-- begin Source material --
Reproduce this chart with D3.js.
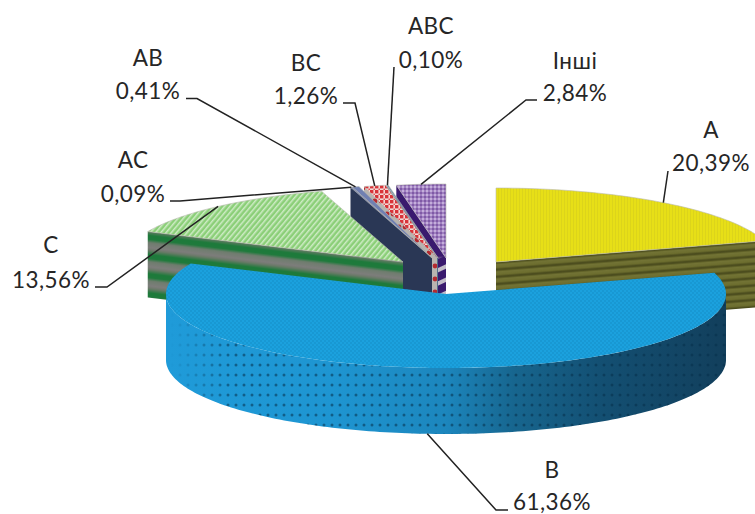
<!DOCTYPE html>
<html>
<head>
<meta charset="utf-8">
<style>
html,body{margin:0;padding:0;background:#fff;}
svg{display:block;}
text{font-family:Lato,"Open Sans",sans-serif;font-size:22.5px;letter-spacing:0.45px;fill:#262626;text-anchor:middle;}
</style>
<script src="https://cdn.jsdelivr.net/npm/d3@7/dist/d3.min.js"></script>
</head>
<body>
<svg id="chart" width="755" height="514"></svg>
<script>
// Shares of each group, clockwise from twelve o'clock
const categories = ["A", "B", "C", "AC", "AB", "BC", "ABC", "Інші"];
const shares = [20.39, 61.36, 13.56, 0.09, 0.41, 1.26, 0.10, 2.84];
const shareLabels = ["20,39%", "61,36%", "13,56%", "0,09%", "0,41%", "1,26%", "0,10%", "2,84%"];

// Ellipse of the tilted disc and thickness of the extrusion
const RX = 280, RY = 74, DEPTH = 66;

// Apex of each exploded wedge on the page
const apexes = {
  "A": [496, 262], "B": [446, 294], "C": [403, 262], "AC": [432, 258],
  "AB": [432, 258], "BC": [437, 258], "ABC": [438, 258], "Інші": [446, 258]
};

// Back wedges are painted first so the nearer ones cover them
const paintOrder = ["A", "Інші", "ABC", "BC", "AB", "AC", "C", "B"];

// Label anchors: centre x, baseline of the name, baseline of the value, leader elbow points
const labelLayout = {
  "A":    {x: 711, name: 138, value: 171, from: [668, 171], elbow: [668, 171]},
  "B":    {x: 552, name: 478, value: 510, from: [508, 510], elbow: [496, 510], lower: true},
  "C":    {x: 51,  name: 253, value: 288, from: [95, 287],  elbow: [107, 287]},
  "AC":   {x: 133, name: 168, value: 202, from: [170, 201], elbow: [180, 201]},
  "AB":   {x: 148, name: 66,  value: 99,  from: [186, 98.5], elbow: [197, 98.5]},
  "BC":   {x: 306, name: 71,  value: 104, from: [343, 103], elbow: [355, 103]},
  "ABC":  {x: 431, name: 34,  value: 68,  from: [394, 67],  elbow: [394, 67]},
  "Інші": {x: 575, name: 69,  value: 101, from: [537, 100], elbow: [526, 100]}
};

const svg = d3.select("#chart");
const defs = svg.append("defs");

// Builds a tile pattern; draw() adds the shapes of one tile
function tile(id, w, h, bg, draw, transform) {
  const p = defs.append("pattern").attr("id", id)
    .attr("patternUnits", "userSpaceOnUse").attr("width", w).attr("height", h);
  if (transform) p.attr("patternTransform", transform);
  if (bg) p.append("rect").attr("width", w).attr("height", h).attr("fill", bg);
  draw(p);
}

// Vertical colour ramp used for the soft bands on the striped walls
function band(id, stops) {
  const g = defs.append("linearGradient").attr("id", id).attr("x1", 0).attr("x2", 0).attr("y1", 0).attr("y2", 1);
  stops.forEach(([o, c]) => g.append("stop").attr("offset", o).attr("stop-color", c));
}

// Fades an overlay in along one axis, between two page coordinates
function fadeMask(id, axis, from, to) {
  const g = defs.append("linearGradient").attr("id", id + "Ramp").attr("gradientUnits", "userSpaceOnUse")
    .attr(axis + "1", from).attr(axis + "2", to);
  g.attr(axis === "x" ? "y1" : "x1", 0).attr(axis === "x" ? "y2" : "x2", 0);
  g.append("stop").attr("offset", 0).attr("stop-color", "#000");
  g.append("stop").attr("offset", 1).attr("stop-color", "#fff");
  defs.append("mask").attr("id", id).attr("maskUnits", "userSpaceOnUse")
    .attr("x", 0).attr("y", 0).attr("width", 755).attr("height", 514)
    .append("rect").attr("width", 755).attr("height", 514).attr("fill", `url(#${id}Ramp)`);
}

band("bandA", [[0, "#737436"], [0.45, "#6c6d2e"], [0.75, "#43441a"], [1, "#6c6d2e"]]);
band("bandC", [[0, "#7c7c7a"], [0.12, "#6a7a68"], [0.35, "#1c7a3a"], [0.55, "#1f7a3c"], [0.72, "#6f7c6e"], [1, "#7e7e7c"]]);

tile("topA", 3, 3, "#e7df17", p => p.append("rect").attr("width", 1).attr("height", 3).attr("fill", "#dcd41b"));
tile("wallA", 8, 7.2, null, p => p.append("rect").attr("width", 8).attr("height", 7.2).attr("fill", "url(#bandA)"), "rotate(-4.5)");
tile("topB", 4, 4, "#1ba1de", p => {
  p.append("rect").attr("width", 2).attr("height", 2).attr("fill", "#1898d3");
  p.append("rect").attr("x", 2).attr("y", 2).attr("width", 2).attr("height", 2).attr("fill", "#1898d3");
});
tile("dotsB", 8, 10, null, p => p.append("circle").attr("cx", 4).attr("cy", 5).attr("r", 1.5).attr("fill", "#06304a").attr("opacity", 0.55));
tile("topC", 4, 4, "#8bcf78", p => p.append("rect").attr("width", 1.5).attr("height", 4).attr("fill", "#cfecc6"), "rotate(40)");
tile("wallC", 8, 19, null, p => p.append("rect").attr("width", 8).attr("height", 19).attr("fill", "url(#bandC)"), "rotate(7)");
tile("topBC", 5, 5, "#f3d8d4", p => {
  p.append("rect").attr("width", 3.4).attr("height", 3.4).attr("fill", "#d8343a");
  p.append("circle").attr("cx", 4.2).attr("cy", 4.2).attr("r", 0.8).attr("fill", "#d8343a");
});
tile("wallBC", 6, 13, "#b9b4b0", p => p.append("circle").attr("cx", 3).attr("cy", 6).attr("r", 2.4).attr("fill", "#b42a30"));
tile("topOther", 4, 4, "#a07fc0", p => {
  p.append("rect").attr("width", 2).attr("height", 2).attr("fill", "#7f5aa6");
  p.append("rect").attr("x", 2).attr("y", 2).attr("width", 2).attr("height", 2).attr("fill", "#c4aedb");
});
tile("stripesOther", 8, 12, null, p => p.append("rect").attr("y", 8).attr("width", 8).attr("height", 4).attr("fill", "#c2bcc8"), "rotate(-25)");

fadeMask("dotsFade", "x", 170, 232);
fadeMask("stripesFade", "y", 256, 262);

// Shading of B's curved side, bright on the left and deep teal on the right
const sideB = defs.append("linearGradient").attr("id", "sideB")
  .attr("gradientUnits", "userSpaceOnUse").attr("x1", 166).attr("x2", 726).attr("y1", 0).attr("y2", 0);
[[0, "#1f9bd9"], [0.3, "#1e95d1"], [0.5, "#1c86bd"], [0.62, "#17668f"], [0.78, "#134f72"], [1, "#123f5c"]]
  .forEach(([o, c]) => sideB.append("stop").attr("offset", o).attr("stop-color", c));

const styles = {
  "A":    {top: "url(#topA)", wall: "url(#wallA)", curve: "#5c5d24"},
  "B":    {top: "url(#topB)", wall: "#1c86bd", curve: "url(#sideB)", overlay: "url(#dotsB)", mask: "url(#dotsFade)"},
  "C":    {top: "url(#topC)", wall: "url(#wallC)", curve: "#7a7a78"},
  "AC":   {top: "#7583b6", wall: "#2a3755", curve: "#2a3755"},
  "AB":   {top: "#7080b2", wall: "#2a3755", curve: "#2a3755"},
  "BC":   {top: "url(#topBC)", wall: "url(#wallBC)", curve: "#b9b4b0"},
  "ABC":  {top: "#6d8ca6", wall: "#54708a", curve: "#54708a"},
  "Інші": {top: "url(#topOther)", wall: "#3a1a6e", curve: "#3a1a6e", overlay: "url(#stripesOther)", mask: "url(#stripesFade)"}
};

// Wedge angles come straight from the shares, in order
const wedges = d3.pie().value(d => d).sort(null)(shares);
const byName = new Map(categories.map((c, i) => [c, {name: c, share: shares[i], label: shareLabels[i], a0: wedges[i].startAngle, a1: wedges[i].endAngle}]));

// Project a disc angle onto the page relative to a wedge's apex
const rimPoint = (apex, a, drop = 0) => [apex[0] + RX * Math.sin(a), apex[1] - RY * Math.cos(a) + drop];
const line = d3.line();
const arcSamples = (a0, a1) => {
  const n = Math.max(2, Math.ceil(Math.abs(a1 - a0) / 0.02));
  return d3.range(n + 1).map(i => a0 + (a1 - a0) * i / n);
};

const plot = svg.append("g");

// Fills a side face and lays the wedge's texture overlay on top of it
function face(g, d, fill, st) {
  g.append("path").attr("d", d).attr("fill", fill);
  if (st.overlay) g.append("path").attr("d", d).attr("fill", st.overlay).attr("mask", st.mask);
}

function drawRadialWall(g, apex, a, st) {
  const rim = rimPoint(apex, a);
  face(g, line([apex, rim, [rim[0], rim[1] + DEPTH], [apex[0], apex[1] + DEPTH]]) + "Z", st.wall, st);
}

paintOrder.forEach(name => {
  const w = byName.get(name), apex = apexes[name], st = styles[name];
  const g = plot.append("g").attr("class", "wedge");

  // Radial side faces are visible only when they turn toward the viewer
  if (Math.sin(w.a0) < -1e-6) drawRadialWall(g, apex, w.a0, st);
  if (Math.sin(w.a1) > 1e-6) drawRadialWall(g, apex, w.a1, st);

  // Curved outer side over the part of the rim facing the viewer
  const c0 = Math.max(w.a0, Math.PI / 2), c1 = Math.min(w.a1, 3 * Math.PI / 2);
  if (c1 > c0) {
    const angles = arcSamples(c0, c1);
    const pts = angles.map(a => rimPoint(apex, a)).concat(angles.slice().reverse().map(a => rimPoint(apex, a, DEPTH)));
    face(g, line(pts) + "Z", st.curve, st);
  }

  // Top face
  const top = [apex].concat(arcSamples(w.a0, w.a1).map(a => rimPoint(apex, a)));
  g.append("path").attr("d", line(top) + "Z").attr("fill", st.top)
    .attr("stroke", name === "B" ? "none" : "#b8b8b0").attr("stroke-width", 0.6);
});

// Leader lines run from each label to the middle of its wedge's rim
const leaders = svg.append("g").attr("fill", "none").attr("stroke", "#222").attr("stroke-width", 1.5);
const labels = svg.append("g");
categories.forEach(name => {
  const w = byName.get(name), lay = labelLayout[name];
  const mid = (w.a0 + w.a1) / 2;
  const tip = rimPoint(apexes[name], mid, lay.lower ? DEPTH : 0);
  leaders.append("path").attr("d", line([lay.from, lay.elbow, tip]));
  labels.append("text").attr("x", lay.x).attr("y", lay.name).text(name);
  labels.append("text").attr("x", lay.x).attr("y", lay.value).text(w.label);
});
</script>
</body>
</html>
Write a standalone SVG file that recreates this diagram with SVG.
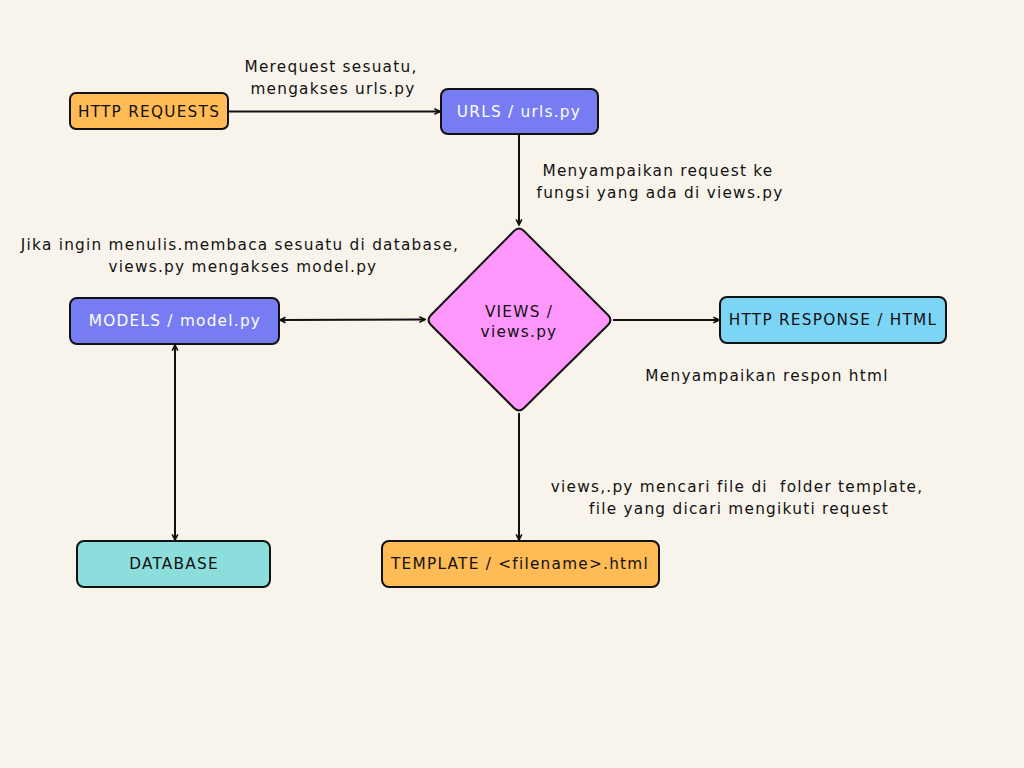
<svg xmlns="http://www.w3.org/2000/svg" width="1024" height="768" viewBox="0 0 1024 768">
<defs>
<style>
.n{stroke:#111;stroke-width:2}
.t{font-family:"DejaVu Sans","Liberation Sans",sans-serif;font-size:15.3px;letter-spacing:1.25px;fill:#111;text-anchor:middle}
.w{fill:#fff}
.c{stroke:#111;stroke-width:2;fill:none}
</style>
<marker id="ah" viewBox="0 0 10 10" refX="9" refY="5" markerWidth="8" markerHeight="8" orient="auto-start-reverse" markerUnits="userSpaceOnUse">
<path d="M2,1.5 L9,5 L2,8.5" fill="none" stroke="#111" stroke-width="2"/>
</marker>
</defs>
<rect width="1024" height="768" fill="#f8f4ec"/>
<g id="connectors">
<line class="c" x1="229" y1="111.5" x2="440" y2="111.5" marker-end="url(#ah)"/>
<line class="c" x1="519" y1="134" x2="519" y2="225" marker-end="url(#ah)"/>
<line class="c" x1="280" y1="320" x2="425" y2="319.5" marker-start="url(#ah)" marker-end="url(#ah)"/>
<line class="c" x1="613" y1="320" x2="719" y2="320" marker-end="url(#ah)"/>
<line class="c" x1="175" y1="345" x2="175" y2="540" marker-start="url(#ah)" marker-end="url(#ah)"/>
<line class="c" x1="519" y1="413" x2="519" y2="540" marker-end="url(#ah)"/>
</g>
<g id="labels">
<text class="t" x="331" y="72">Merequest sesuatu,</text>
<text class="t" x="333" y="94">mengakses urls.py</text>
<text class="t" x="658" y="176">Menyampaikan request ke</text>
<text class="t" x="660" y="198">fungsi yang ada di views.py</text>
<text class="t" x="240" y="250">Jika ingin menulis.membaca sesuatu di database,</text>
<text class="t" x="243" y="272">views.py mengakses model.py</text>
<text class="t" x="767" y="381">Menyampaikan respon html</text>
<text class="t" x="737" y="492" xml:space="preserve">views,.py mencari file di  folder template,</text>
<text class="t" x="739" y="514">file yang dicari mengikuti request</text>
</g>
<g id="http-requests">
<rect class="n" x="70" y="93" width="158" height="36" rx="6" fill="#ffbb55"/>
<text class="t" x="149" y="117">HTTP REQUESTS</text>
</g>
<g id="urls">
<rect class="n" x="441" y="89" width="157" height="45" rx="7" fill="#787cf2"/>
<text class="t w" x="519" y="117">URLS / urls.py</text>
</g>
<g id="views">
<path class="n" d="M514,231 Q519,226 524,231 L608,315 Q613,320 608,325 L524,408 Q519,413 514,408 L431,325 Q426,320 431,315 Z" fill="#fd97fb"/>
<text class="t" x="519" y="317">VIEWS /</text>
<text class="t" x="519" y="337">views.py</text>
</g>
<g id="models">
<rect class="n" x="70" y="298" width="209" height="46" rx="7" fill="#787cf2"/>
<text class="t w" x="175" y="326">MODELS / model.py</text>
</g>
<g id="http-response">
<rect class="n" x="720" y="297" width="226" height="46" rx="7" fill="#7dd5f5"/>
<text class="t" x="833" y="325">HTTP RESPONSE / HTML</text>
</g>
<g id="database">
<rect class="n" x="77" y="541" width="193" height="46" rx="7" fill="#8cdedc"/>
<text class="t" x="174" y="569">DATABASE</text>
</g>
<g id="template">
<rect class="n" x="382" y="541" width="277" height="46" rx="7" fill="#ffbb55"/>
<text class="t" x="520" y="569">TEMPLATE / &lt;filename&gt;.html</text>
</g>
</svg>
-- end Source material --
▶ _Work to be completed_
Select every line of the records holding the string "chart".

▶ _The reply_
Reproduce this chart with D3.js.
<svg id="chart" width="755" height="514"></svg>
const svg = d3.select("#chart");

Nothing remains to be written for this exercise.